Januar 26. 2022

Noble Energy investors lose bid to sue over $5 bln Chevron deal


(Reuters) - Noble Energy Inc’s directors dodged former shareholders’ proposed class action accusing them of pushing for Chevron Corp’s $5 billion buy of the oil and gas producer over higher offers to improve their pandemic-hit stock packages, a Delaware judge said Wednesday.

Vice Chancellor Sam Glasscock III of the Delaware Chancery Court dismissed the lawsuit, finding that the board did not need to disclose information about a prior offer or explain why the directors' compensation packages increased as part of the 2020 deal.

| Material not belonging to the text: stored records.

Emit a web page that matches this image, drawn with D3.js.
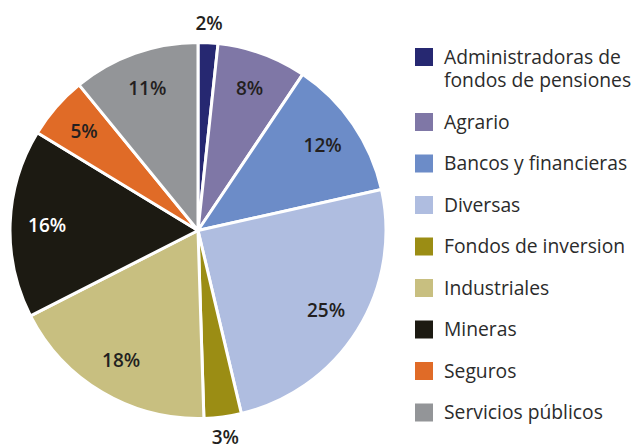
<!DOCTYPE html>
<html>
<head>
<meta charset="utf-8">
<script src="https://cdn.jsdelivr.net/npm/d3@7/dist/d3.min.js"></script>
<style>
  html, body { margin: 0; padding: 0; background: #fff; }
  svg { display: block; }
</style>
</head>
<body>
<svg id="chart" width="633" height="446"></svg>
<script>
const categories = [
  "Administradoras de\nfondos de pensiones",
  "Agrario",
  "Bancos y financieras",
  "Diversas",
  "Fondos de inversion",
  "Industriales",
  "Mineras",
  "Seguros",
  "Servicios públicos"
];
const values = [1.7, 7.7, 12.1, 24.8, 3.2, 18.0, 16.2, 5.4, 10.9];
const colors = ["#262871", "#7f77a6", "#6c8cc8", "#afbde0", "#9b8d14", "#c8bf80", "#1c1a12", "#e06b27", "#939598"];
const labelColors = ["#231f20", "#231f20", "#231f20", "#231f20", "#231f20", "#231f20", "#ffffff", "#231f20", "#231f20"];
const outsideLabels = [true, false, false, false, true, false, false, false, false];

const svg = d3.select("#chart");
const cx = 198, cy = 230.5, R = 188;
const font = "'Open Sans', 'Noto Sans', sans-serif";

const data = categories.map((c, i) => ({ name: c, value: values[i], color: colors[i], lc: labelColors[i], outside: outsideLabels[i] }));

const pie = d3.pie().value(d => d.value).sort(null);
const arcs = pie(data);
const arc = d3.arc().innerRadius(0).outerRadius(R);
const inLabelArc = d3.arc().innerRadius(151).outerRadius(151);
const outLabelArc = d3.arc().innerRadius(208).outerRadius(208);

const g = svg.append("g").attr("transform", `translate(${cx},${cy})`);
g.selectAll("path.slice").data(arcs).join("path")
  .attr("class", "slice")
  .attr("d", arc)
  .attr("fill", d => d.data.color)
  .attr("stroke", "#fff")
  .attr("stroke-width", 3)
  .attr("stroke-linejoin", "round");

g.selectAll("text.pct").data(arcs).join("text")
  .attr("class", "pct")
  .attr("transform", d => `translate(${(d.data.outside ? outLabelArc : inLabelArc).centroid(d)})`)
  .attr("text-anchor", "middle")
  .attr("dy", "0.36em")
  .attr("font-family", font)
  .attr("font-size", 19)
  .attr("font-weight", 600)
  .attr("fill", d => d.data.lc)
  .text(d => Math.round(d.data.value) + "%");

// Legend
const lg = svg.append("g");
const sqX = 415, sq = 18, textX = 444, pitch = 41.5, lineH = 23.5;
let y = 48;
data.forEach((d, i) => {
  const lines = d.name.split("\n");
  lg.append("rect").attr("x", sqX).attr("y", y).attr("width", sq).attr("height", sq).attr("fill", d.color);
  const t = lg.append("text")
    .attr("x", textX).attr("y", y + 15.5)
    .attr("font-family", font).attr("font-size", 19.3).attr("fill", "#2b2b2b");
  lines.forEach((ln, j) => {
    t.append("tspan").attr("x", textX).attr("dy", j === 0 ? 0 : lineH).text(ln);
  });
  y += pitch + (lines.length - 1) * lineH;
});
</script>
</body>
</html>
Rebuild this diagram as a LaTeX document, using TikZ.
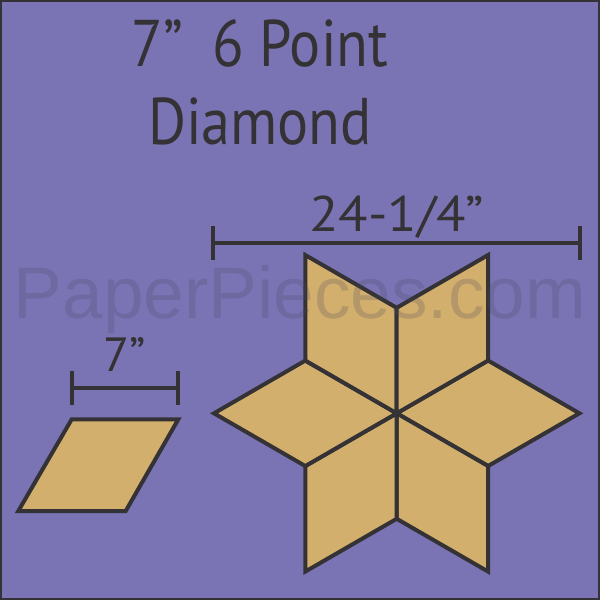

Noble’s board has denied wrongdoing.

The shareholders sued the Noble board in January 2021, alleging that the directors used the deal to trigger an agreement that would increase their compensation packages if Noble was acquired. The complaint also accused the directors of rejecting a $6 billion offer for the company in 2018 because it would not have improved the board's pay.

Share price drops amid a nosedive in demand caused by the pandemic and a global oil bidding war had lowered the value of the directors' compensation packages, the investors said in the complaint.

In moving to dismiss the case in April, the board said it had not omitted any vital information about the 2020 deal and that the Chevron transaction was an “overwhelmingly popular merger formed during a historically challenging period.”

In Wednesday’s opinion, Glasscock agreed that Noble’s shareholders were fully informed enough to vote on the deal.

Attorneys for the shareholders and the Noble board did not immediately respond to requests for comment, and neither did a representative for Chevron.

The case is Galindo v. Stover, Delaware Court of Chancery, No. 2021-0031.

For the shareholders: Juan Monteverde of Monteverde & Associates

For the board: Robert Harrell, Charles Kelley, Joseph De Simone and Michael Rayfield of Mayer Brown.